2の補数を算出するには、ビットを反転(0⇔1)して1を足せばよい。
例えば8桁のビット列を反転させたいなら、11111111とのXOR演算を行う。これなら0は1に、1は0になる。

マスクパターン

反転させたい(もしくは取得したい)ビットの箇所を1で埋めたビット列のこと。先述した通り、8桁全部を反転させたい場合は11111111を使う。上4桁のみ反転させたいなら11110000を使用する。
ただ、マスクパターンは「反転させたい」用途だけでなく「取得したい」用途にも使用できる。例えば8桁全部を取得したい場合は11111111とのAND演算を行う。これなら0は0、1は1になる。

集積回路(IC)

これまで述べてきた論理回路を1パーツとして部品化するのではなく、回路を半導体としてまとめたものを集積回路(IC:Integrated Circuit)と呼ぶ。

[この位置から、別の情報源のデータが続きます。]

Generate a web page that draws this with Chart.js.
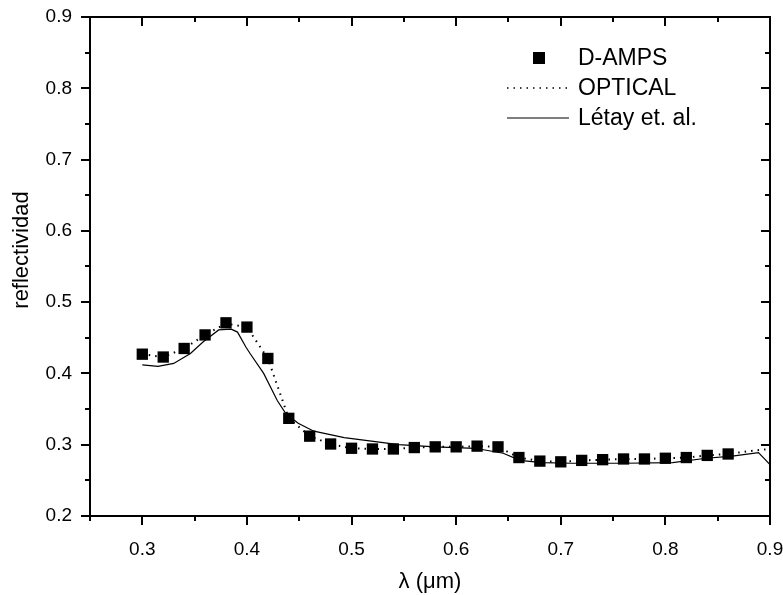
<!DOCTYPE html>
<html>
<head>
<meta charset="utf-8">
<script src="https://cdn.jsdelivr.net/npm/chart.js@4.4.0/dist/chart.umd.min.js"></script>
<style>
  html, body { margin: 0; padding: 0; background: #fff; }
</style>
</head>
<body>
<canvas id="chart" width="783" height="595"></canvas>
<script>
// D-AMPS points (squares)
const dampsX = [0.30, 0.32, 0.34, 0.36, 0.38, 0.40, 0.42, 0.44, 0.46, 0.48, 0.50, 0.52, 0.54, 0.56, 0.58,
                0.60, 0.62, 0.64, 0.66, 0.68, 0.70, 0.72, 0.74, 0.76, 0.78, 0.80, 0.82, 0.84, 0.86];
const dampsY = [0.427, 0.423, 0.435, 0.454, 0.471, 0.465, 0.421, 0.337, 0.312, 0.301, 0.295, 0.294, 0.294, 0.296, 0.297,
                0.297, 0.298, 0.297, 0.282, 0.277, 0.276, 0.278, 0.279, 0.280, 0.280, 0.281, 0.282, 0.285, 0.287];

// OPTICAL (dotted line)
const opticalX = [0.30, 0.32, 0.34, 0.36, 0.38, 0.40, 0.42, 0.44, 0.46, 0.48, 0.50, 0.52, 0.54, 0.56, 0.58,
                  0.60, 0.62, 0.64, 0.66, 0.68, 0.70, 0.72, 0.74, 0.76, 0.78, 0.80, 0.82, 0.84, 0.86, 0.88, 0.90];
const opticalY = [0.427, 0.423, 0.435, 0.454, 0.470, 0.465, 0.421, 0.337, 0.312, 0.301, 0.295, 0.294, 0.294, 0.296, 0.297,
                  0.297, 0.298, 0.297, 0.282, 0.277, 0.276, 0.278, 0.279, 0.280, 0.280, 0.281, 0.282, 0.285, 0.287, 0.291, 0.294];

// Letay et. al. (solid line)
const letayX = [0.300, 0.315, 0.330, 0.346, 0.358, 0.373, 0.385, 0.391, 0.399, 0.403, 0.416, 0.429, 0.437, 0.449,
                0.464, 0.493, 0.519, 0.545, 0.580, 0.618, 0.645, 0.661, 0.682, 0.711, 0.760, 0.807, 0.839, 0.864,
                0.889, 0.900];
const letayY = [0.412, 0.410, 0.414, 0.428, 0.444, 0.461, 0.462, 0.458, 0.437, 0.428, 0.400, 0.362, 0.344, 0.330,
                0.319, 0.310, 0.305, 0.300, 0.297, 0.295, 0.288, 0.278, 0.275, 0.274, 0.274, 0.275, 0.281, 0.284,
                0.289, 0.272];

const legendLabels = ['D-AMPS', 'OPTICAL', 'L\u00e9tay et. al.'];
const xTitle = '\u03bb (\u03bcm)';
const yTitle = 'reflectividad';

const toPoints = (xs, ys) => xs.map((x, i) => ({ x: x, y: ys[i] }));

Chart.defaults.font.family = "'Liberation Sans', Arial, sans-serif";
Chart.defaults.color = '#000';

// frame, ticks on all four sides, legend and y title
const framePlugin = {
  id: 'framePlugin',
  afterDraw(chart) {
    const ctx = chart.ctx;
    const a = chart.chartArea;
    const xs = chart.scales.x;
    const ys = chart.scales.y;
    ctx.save();
    ctx.strokeStyle = '#000';
    ctx.lineWidth = 2;
    ctx.strokeRect(a.left, a.top, a.right - a.left, a.bottom - a.top);

    ctx.lineWidth = 2;
    ctx.beginPath();
    xs.ticks.forEach((t, i) => {
      const px = Math.round(xs.getPixelForValue(t.value));
      const len = i % 2 === 1 ? 9 : 5;
      ctx.moveTo(px, a.bottom); ctx.lineTo(px, a.bottom + len);
      ctx.moveTo(px, a.top); ctx.lineTo(px, a.top + len);
    });
    ys.ticks.forEach((t, i) => {
      const py = Math.round(ys.getPixelForValue(t.value));
      const len = i % 2 === 0 ? 9 : 5;
      ctx.moveTo(a.left, py); ctx.lineTo(a.left - len, py);
      ctx.moveTo(a.right, py); ctx.lineTo(a.right - len, py);
    });
    ctx.stroke();

    // legend
    ctx.fillStyle = '#000';
    ctx.font = "23px 'Liberation Sans', Arial, sans-serif";
    ctx.textBaseline = 'middle';
    ctx.textAlign = 'left';
    const lx = 507, lx2 = 569, tx = 578;
    const rows = [58, 88, 118];
    ctx.fillRect(533, rows[0] - 6, 12, 12);
    ctx.lineWidth = 1.3;
    ctx.setLineDash([1.5, 5]);
    ctx.beginPath(); ctx.moveTo(lx, rows[1]); ctx.lineTo(lx2, rows[1]); ctx.stroke();
    ctx.setLineDash([]);
    ctx.lineWidth = 1.2;
    ctx.beginPath(); ctx.moveTo(lx, rows[2]); ctx.lineTo(lx2, rows[2]); ctx.stroke();
    legendLabels.forEach((s, i) => ctx.fillText(s, tx, rows[i] + 1));

    // y axis title
    ctx.font = "22px 'Liberation Sans', Arial, sans-serif";
    ctx.textAlign = 'center';
    ctx.translate(22, 250);
    ctx.rotate(-Math.PI / 2);
    ctx.fillText(yTitle, 0, 0);
    ctx.restore();
  }
};

const ctx = document.getElementById('chart').getContext('2d');
new Chart(ctx, {
  type: 'scatter',
  data: {
    datasets: [
      {
        label: legendLabels[2],
        data: toPoints(letayX, letayY),
        showLine: true,
        borderColor: '#000',
        borderWidth: 1.2,
        pointRadius: 0,
        tension: 0
      },
      {
        label: legendLabels[1],
        data: toPoints(opticalX, opticalY),
        showLine: true,
        borderColor: '#000',
        borderWidth: 2,
        borderDash: [1.5, 5],
        pointRadius: 0,
        tension: 0
      },
      {
        label: legendLabels[0],
        data: toPoints(dampsX, dampsY),
        showLine: false,
        pointStyle: 'rect',
        pointRadius: 8,
        backgroundColor: '#000',
        borderColor: '#000',
        borderWidth: 0
      }
    ]
  },
  options: {
    responsive: false,
    animation: false,
    devicePixelRatio: 1,
    layout: { padding: { top: 17, right: 13, left: 0, bottom: 0 } },
    plugins: {
      legend: { display: false },
      tooltip: { enabled: false }
    },
    scales: {
      x: {
        type: 'linear',
        min: 0.25,
        max: 0.9,
        grid: { display: false, drawTicks: false },
        border: { display: false },
        ticks: {
          stepSize: 0.05,
          autoSkip: false,
          maxRotation: 0,
          padding: 22,
          font: { size: 19 },
          callback: (v, i) => (i % 2 === 1 ? v.toFixed(1) : '')
        },
        title: {
          display: true,
          text: xTitle,
          font: { size: 22 },
          padding: { top: 3, bottom: 0 }
        },
        afterFit: (s) => { s.height = 79; s.paddingLeft = 0; s.paddingRight = 0; }
      },
      y: {
        type: 'linear',
        min: 0.2,
        max: 0.9,
        grid: { display: false, drawTicks: false },
        border: { display: false },
        ticks: {
          stepSize: 0.05,
          autoSkip: false,
          padding: 18,
          font: { size: 19 },
          callback: (v, i) => (i % 2 === 0 ? v.toFixed(1) : '')
        },
        afterFit: (s) => { s.width = 90; s.paddingTop = 0; s.paddingBottom = 0; }
      }
    }
  },
  plugins: [framePlugin]
});
</script>
</body>
</html>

LSI(Large Scale Integration)

まず応用情報で覚えておくべきなのはLSI(Large Scale Integration)。名前通り、大規模の集積回路をまとめたもの。
システムLSI:演算処理LSIやグラフィック処理LSIなど、システムに必要な複数の機能をまとめたLSI。
SoC(System on a Chip):システムLSIを構成する複数の機能が、1つの半導体素子(チップ)にまとまっているもの。
SiP(System in Package):システムLSIを構成する複数の機能が、1つのパッケージにまとまっているもの。半導体素子(チップ)は複数ある。

カスタムIC

カスタムIC:特定の回路を発注して作るもの。一度作ったら修正できず、また高コストな点がネック。
ASIC(Application Specific Integrated Circuit):特定の用途に向けて作成したICのこと。
これら2つは作り直しが出来ずコストも高いという欠点がある。そこで登場したのがPLD。

PLD(Programmable Logic Device)

PLD(Programmable Logic Device)は名前通り、プログラム可能な集積回路のこと。電気刺激で内容を変更できる。
この代表例がFPGA(Field Programmable Gate Array)。現場(Field)でプログラムできる回路(Gate)。

ハードウェア言語

ICへの書き込みはプログラム言語ではなくハードウェア言語を使用する。
HDL(Hardware Description Language)が有名。

センサーとアクチュエータ

例えば洗濯機を動かすとき、洗濯物の量を考慮してどのぐらい洗剤を入れるべきかを提示してくれたりする。
このとき、アナログ量を測定し、センサーによってアナログ→デジタルに変換(A/D変換)を行い、集積回路(IC)によって処理内容を決定し、処理内容をアクチュエータによってデジタルをアナログに変換する(D/A変換)ことで実際の処理(洗濯槽を回すなど)を行う。
センサーは温度、湿度、加速度などを測定する。
アクチュエータはモーター等を実際に動かす。
実際の動作を行う際に、洗濯機のように一方通行で処理を行う方式を「シーケンス制御」、エアコンのように室温や湿度といったフィートバックを得つつ処理を進める方式を「フィードバック制御」と呼ぶ。